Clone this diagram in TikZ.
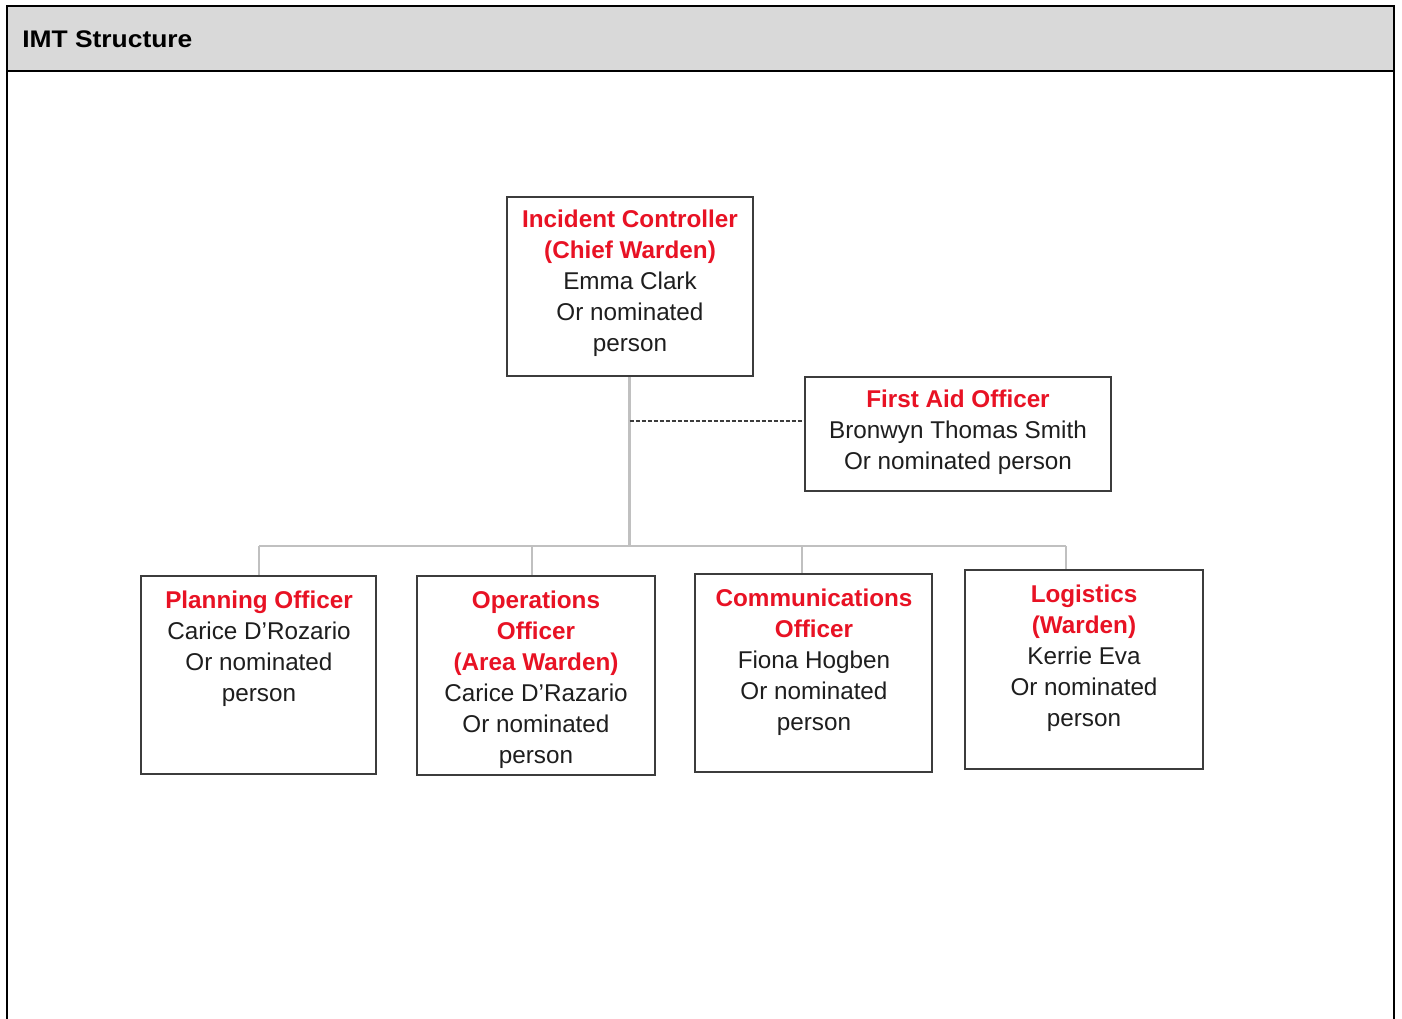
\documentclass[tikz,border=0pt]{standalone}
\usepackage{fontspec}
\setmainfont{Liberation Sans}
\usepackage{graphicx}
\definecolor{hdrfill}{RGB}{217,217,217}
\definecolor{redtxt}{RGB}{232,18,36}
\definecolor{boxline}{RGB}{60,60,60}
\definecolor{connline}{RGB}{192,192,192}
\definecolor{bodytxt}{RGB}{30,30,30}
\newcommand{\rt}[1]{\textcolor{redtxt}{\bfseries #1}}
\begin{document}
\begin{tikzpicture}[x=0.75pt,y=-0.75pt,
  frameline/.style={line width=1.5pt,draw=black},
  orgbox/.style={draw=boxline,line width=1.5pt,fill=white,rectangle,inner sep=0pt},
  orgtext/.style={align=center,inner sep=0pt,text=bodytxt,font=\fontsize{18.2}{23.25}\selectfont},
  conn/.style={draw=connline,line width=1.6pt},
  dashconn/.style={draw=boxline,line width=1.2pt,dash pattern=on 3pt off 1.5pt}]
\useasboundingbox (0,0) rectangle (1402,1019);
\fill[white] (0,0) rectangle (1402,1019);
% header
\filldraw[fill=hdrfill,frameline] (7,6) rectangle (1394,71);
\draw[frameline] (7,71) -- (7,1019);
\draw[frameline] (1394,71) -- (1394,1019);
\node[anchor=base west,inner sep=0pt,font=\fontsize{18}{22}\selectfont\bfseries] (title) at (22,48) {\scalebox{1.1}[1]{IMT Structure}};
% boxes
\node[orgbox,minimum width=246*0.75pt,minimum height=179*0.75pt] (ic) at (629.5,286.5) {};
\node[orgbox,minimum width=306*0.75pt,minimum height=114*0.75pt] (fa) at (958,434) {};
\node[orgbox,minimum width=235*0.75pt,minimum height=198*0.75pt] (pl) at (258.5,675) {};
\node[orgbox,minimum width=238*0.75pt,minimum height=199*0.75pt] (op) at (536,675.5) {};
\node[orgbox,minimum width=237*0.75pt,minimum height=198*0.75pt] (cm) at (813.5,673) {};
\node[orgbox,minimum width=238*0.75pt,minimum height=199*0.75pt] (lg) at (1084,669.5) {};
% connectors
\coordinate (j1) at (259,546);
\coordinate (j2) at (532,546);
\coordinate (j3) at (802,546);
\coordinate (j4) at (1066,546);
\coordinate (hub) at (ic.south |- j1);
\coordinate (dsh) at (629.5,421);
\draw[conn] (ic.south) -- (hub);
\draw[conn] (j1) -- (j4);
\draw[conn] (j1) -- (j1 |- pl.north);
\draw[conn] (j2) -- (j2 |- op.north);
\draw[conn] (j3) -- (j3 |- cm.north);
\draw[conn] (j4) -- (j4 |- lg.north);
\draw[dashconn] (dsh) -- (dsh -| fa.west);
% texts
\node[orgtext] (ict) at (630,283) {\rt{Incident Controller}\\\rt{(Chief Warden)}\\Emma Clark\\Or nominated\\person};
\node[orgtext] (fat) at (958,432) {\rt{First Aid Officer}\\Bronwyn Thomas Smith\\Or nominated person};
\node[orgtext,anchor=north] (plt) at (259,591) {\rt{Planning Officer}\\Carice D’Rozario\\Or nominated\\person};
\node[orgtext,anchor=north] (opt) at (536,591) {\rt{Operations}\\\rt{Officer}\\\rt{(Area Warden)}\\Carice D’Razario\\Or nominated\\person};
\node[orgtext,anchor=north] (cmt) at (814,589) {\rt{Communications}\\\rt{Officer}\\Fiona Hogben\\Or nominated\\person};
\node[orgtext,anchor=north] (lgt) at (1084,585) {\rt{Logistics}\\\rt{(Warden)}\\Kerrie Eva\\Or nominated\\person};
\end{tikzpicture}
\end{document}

-=-=-

Work required: Please write out all the data again word for word, but not the pictures.

Full solution:
Clone this diagram in TikZ.
\documentclass[tikz,border=0pt]{standalone}
\usepackage{fontspec}
\setmainfont{Liberation Sans}
\usepackage{graphicx}
\definecolor{hdrfill}{RGB}{217,217,217}
\definecolor{redtxt}{RGB}{232,18,36}
\definecolor{boxline}{RGB}{60,60,60}
\definecolor{connline}{RGB}{192,192,192}
\definecolor{bodytxt}{RGB}{30,30,30}
\newcommand{\rt}[1]{\textcolor{redtxt}{\bfseries #1}}
\begin{document}
\begin{tikzpicture}[x=0.75pt,y=-0.75pt,
  frameline/.style={line width=1.5pt,draw=black},
  orgbox/.style={draw=boxline,line width=1.5pt,fill=white,rectangle,inner sep=0pt},
  orgtext/.style={align=center,inner sep=0pt,text=bodytxt,font=\fontsize{18.2}{23.25}\selectfont},
  conn/.style={draw=connline,line width=1.6pt},
  dashconn/.style={draw=boxline,line width=1.2pt,dash pattern=on 3pt off 1.5pt}]
\useasboundingbox (0,0) rectangle (1402,1019);
\fill[white] (0,0) rectangle (1402,1019);
% header
\filldraw[fill=hdrfill,frameline] (7,6) rectangle (1394,71);
\draw[frameline] (7,71) -- (7,1019);
\draw[frameline] (1394,71) -- (1394,1019);
\node[anchor=base west,inner sep=0pt,font=\fontsize{18}{22}\selectfont\bfseries] (title) at (22,48) {\scalebox{1.1}[1]{IMT Structure}};
% boxes
\node[orgbox,minimum width=246*0.75pt,minimum height=179*0.75pt] (ic) at (629.5,286.5) {};
\node[orgbox,minimum width=306*0.75pt,minimum height=114*0.75pt] (fa) at (958,434) {};
\node[orgbox,minimum width=235*0.75pt,minimum height=198*0.75pt] (pl) at (258.5,675) {};
\node[orgbox,minimum width=238*0.75pt,minimum height=199*0.75pt] (op) at (536,675.5) {};
\node[orgbox,minimum width=237*0.75pt,minimum height=198*0.75pt] (cm) at (813.5,673) {};
\node[orgbox,minimum width=238*0.75pt,minimum height=199*0.75pt] (lg) at (1084,669.5) {};
% connectors
\coordinate (j1) at (259,546);
\coordinate (j2) at (532,546);
\coordinate (j3) at (802,546);
\coordinate (j4) at (1066,546);
\coordinate (hub) at (ic.south |- j1);
\coordinate (dsh) at (629.5,421);
\draw[conn] (ic.south) -- (hub);
\draw[conn] (j1) -- (j4);
\draw[conn] (j1) -- (j1 |- pl.north);
\draw[conn] (j2) -- (j2 |- op.north);
\draw[conn] (j3) -- (j3 |- cm.north);
\draw[conn] (j4) -- (j4 |- lg.north);
\draw[dashconn] (dsh) -- (dsh -| fa.west);
% texts
\node[orgtext] (ict) at (630,283) {\rt{Incident Controller}\\\rt{(Chief Warden)}\\Emma Clark\\Or nominated\\person};
\node[orgtext] (fat) at (958,432) {\rt{First Aid Officer}\\Bronwyn Thomas Smith\\Or nominated person};
\node[orgtext,anchor=north] (plt) at (259,591) {\rt{Planning Officer}\\Carice D’Rozario\\Or nominated\\person};
\node[orgtext,anchor=north] (opt) at (536,591) {\rt{Operations}\\\rt{Officer}\\\rt{(Area Warden)}\\Carice D’Razario\\Or nominated\\person};
\node[orgtext,anchor=north] (cmt) at (814,589) {\rt{Communications}\\\rt{Officer}\\Fiona Hogben\\Or nominated\\person};
\node[orgtext,anchor=north] (lgt) at (1084,585) {\rt{Logistics}\\\rt{(Warden)}\\Kerrie Eva\\Or nominated\\person};
\end{tikzpicture}
\end{document}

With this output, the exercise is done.